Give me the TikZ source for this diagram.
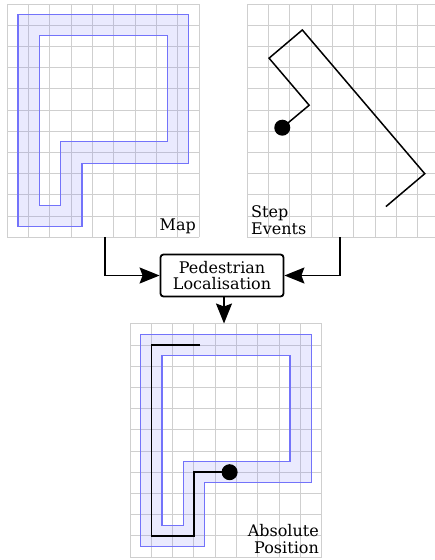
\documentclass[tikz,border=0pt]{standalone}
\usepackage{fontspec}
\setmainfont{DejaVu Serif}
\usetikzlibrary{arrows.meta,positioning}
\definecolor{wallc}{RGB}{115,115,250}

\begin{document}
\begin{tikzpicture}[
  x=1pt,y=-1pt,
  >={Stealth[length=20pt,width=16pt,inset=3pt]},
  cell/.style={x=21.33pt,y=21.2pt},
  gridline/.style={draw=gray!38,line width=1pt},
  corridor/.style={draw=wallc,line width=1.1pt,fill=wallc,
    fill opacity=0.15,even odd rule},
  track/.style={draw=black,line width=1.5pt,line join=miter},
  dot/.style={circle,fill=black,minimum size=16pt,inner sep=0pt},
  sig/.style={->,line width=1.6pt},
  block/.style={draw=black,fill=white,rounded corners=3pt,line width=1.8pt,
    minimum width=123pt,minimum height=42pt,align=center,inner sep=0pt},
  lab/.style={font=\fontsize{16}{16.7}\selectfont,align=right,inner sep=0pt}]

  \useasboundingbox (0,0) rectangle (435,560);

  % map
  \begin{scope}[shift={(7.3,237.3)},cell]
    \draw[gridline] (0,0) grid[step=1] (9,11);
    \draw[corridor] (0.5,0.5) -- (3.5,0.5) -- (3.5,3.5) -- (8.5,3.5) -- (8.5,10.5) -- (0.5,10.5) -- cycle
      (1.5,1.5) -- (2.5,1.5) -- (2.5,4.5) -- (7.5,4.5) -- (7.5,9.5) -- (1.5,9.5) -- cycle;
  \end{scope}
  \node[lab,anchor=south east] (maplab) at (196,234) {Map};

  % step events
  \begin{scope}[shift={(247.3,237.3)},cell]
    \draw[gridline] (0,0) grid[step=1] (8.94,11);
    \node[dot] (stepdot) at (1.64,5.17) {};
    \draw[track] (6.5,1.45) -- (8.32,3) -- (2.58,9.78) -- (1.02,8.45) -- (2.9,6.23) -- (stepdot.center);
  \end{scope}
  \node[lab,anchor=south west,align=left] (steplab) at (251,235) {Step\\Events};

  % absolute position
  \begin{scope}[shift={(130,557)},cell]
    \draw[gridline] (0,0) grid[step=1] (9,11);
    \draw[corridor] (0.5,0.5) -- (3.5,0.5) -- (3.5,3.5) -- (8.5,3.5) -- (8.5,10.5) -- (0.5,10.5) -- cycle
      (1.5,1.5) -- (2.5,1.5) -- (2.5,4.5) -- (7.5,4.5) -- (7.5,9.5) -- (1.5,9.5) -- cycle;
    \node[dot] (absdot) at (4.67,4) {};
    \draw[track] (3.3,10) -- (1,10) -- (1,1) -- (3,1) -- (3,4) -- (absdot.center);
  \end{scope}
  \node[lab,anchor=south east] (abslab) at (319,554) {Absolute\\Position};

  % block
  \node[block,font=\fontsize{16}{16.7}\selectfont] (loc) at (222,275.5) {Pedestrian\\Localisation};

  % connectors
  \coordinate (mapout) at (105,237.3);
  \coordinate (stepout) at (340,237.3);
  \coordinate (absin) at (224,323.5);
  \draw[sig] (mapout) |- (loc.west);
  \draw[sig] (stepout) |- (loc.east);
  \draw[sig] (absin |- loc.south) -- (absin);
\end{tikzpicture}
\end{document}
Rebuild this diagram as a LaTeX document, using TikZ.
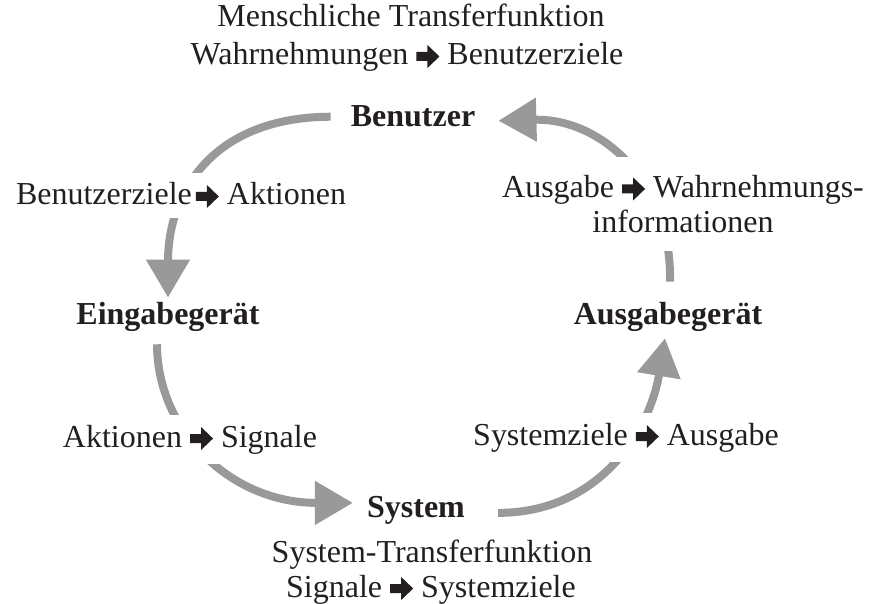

.....

Work instructions: Leave the images out, please, and restate each line word for word.

The result:
Give me the TikZ source for this diagram.
\documentclass[tikz,border=0pt]{standalone}
\usepackage{fontspec}
\setmainfont{DejaVu Serif}
\usetikzlibrary{arrows.meta,positioning}
\definecolor{wallc}{RGB}{115,115,250}

\begin{document}
\begin{tikzpicture}[
  x=1pt,y=-1pt,
  >={Stealth[length=20pt,width=16pt,inset=3pt]},
  cell/.style={x=21.33pt,y=21.2pt},
  gridline/.style={draw=gray!38,line width=1pt},
  corridor/.style={draw=wallc,line width=1.1pt,fill=wallc,
    fill opacity=0.15,even odd rule},
  track/.style={draw=black,line width=1.5pt,line join=miter},
  dot/.style={circle,fill=black,minimum size=16pt,inner sep=0pt},
  sig/.style={->,line width=1.6pt},
  block/.style={draw=black,fill=white,rounded corners=3pt,line width=1.8pt,
    minimum width=123pt,minimum height=42pt,align=center,inner sep=0pt},
  lab/.style={font=\fontsize{16}{16.7}\selectfont,align=right,inner sep=0pt}]

  \useasboundingbox (0,0) rectangle (435,560);

  % map
  \begin{scope}[shift={(7.3,237.3)},cell]
    \draw[gridline] (0,0) grid[step=1] (9,11);
    \draw[corridor] (0.5,0.5) -- (3.5,0.5) -- (3.5,3.5) -- (8.5,3.5) -- (8.5,10.5) -- (0.5,10.5) -- cycle
      (1.5,1.5) -- (2.5,1.5) -- (2.5,4.5) -- (7.5,4.5) -- (7.5,9.5) -- (1.5,9.5) -- cycle;
  \end{scope}
  \node[lab,anchor=south east] (maplab) at (196,234) {Map};

  % step events
  \begin{scope}[shift={(247.3,237.3)},cell]
    \draw[gridline] (0,0) grid[step=1] (8.94,11);
    \node[dot] (stepdot) at (1.64,5.17) {};
    \draw[track] (6.5,1.45) -- (8.32,3) -- (2.58,9.78) -- (1.02,8.45) -- (2.9,6.23) -- (stepdot.center);
  \end{scope}
  \node[lab,anchor=south west,align=left] (steplab) at (251,235) {Step\\Events};

  % absolute position
  \begin{scope}[shift={(130,557)},cell]
    \draw[gridline] (0,0) grid[step=1] (9,11);
    \draw[corridor] (0.5,0.5) -- (3.5,0.5) -- (3.5,3.5) -- (8.5,3.5) -- (8.5,10.5) -- (0.5,10.5) -- cycle
      (1.5,1.5) -- (2.5,1.5) -- (2.5,4.5) -- (7.5,4.5) -- (7.5,9.5) -- (1.5,9.5) -- cycle;
    \node[dot] (absdot) at (4.67,4) {};
    \draw[track] (3.3,10) -- (1,10) -- (1,1) -- (3,1) -- (3,4) -- (absdot.center);
  \end{scope}
  \node[lab,anchor=south east] (abslab) at (319,554) {Absolute\\Position};

  % block
  \node[block,font=\fontsize{16}{16.7}\selectfont] (loc) at (222,275.5) {Pedestrian\\Localisation};

  % connectors
  \coordinate (mapout) at (105,237.3);
  \coordinate (stepout) at (340,237.3);
  \coordinate (absin) at (224,323.5);
  \draw[sig] (mapout) |- (loc.west);
  \draw[sig] (stepout) |- (loc.east);
  \draw[sig] (absin |- loc.south) -- (absin);
\end{tikzpicture}
\end{document}
Rebuild this diagram as a LaTeX document, using TikZ.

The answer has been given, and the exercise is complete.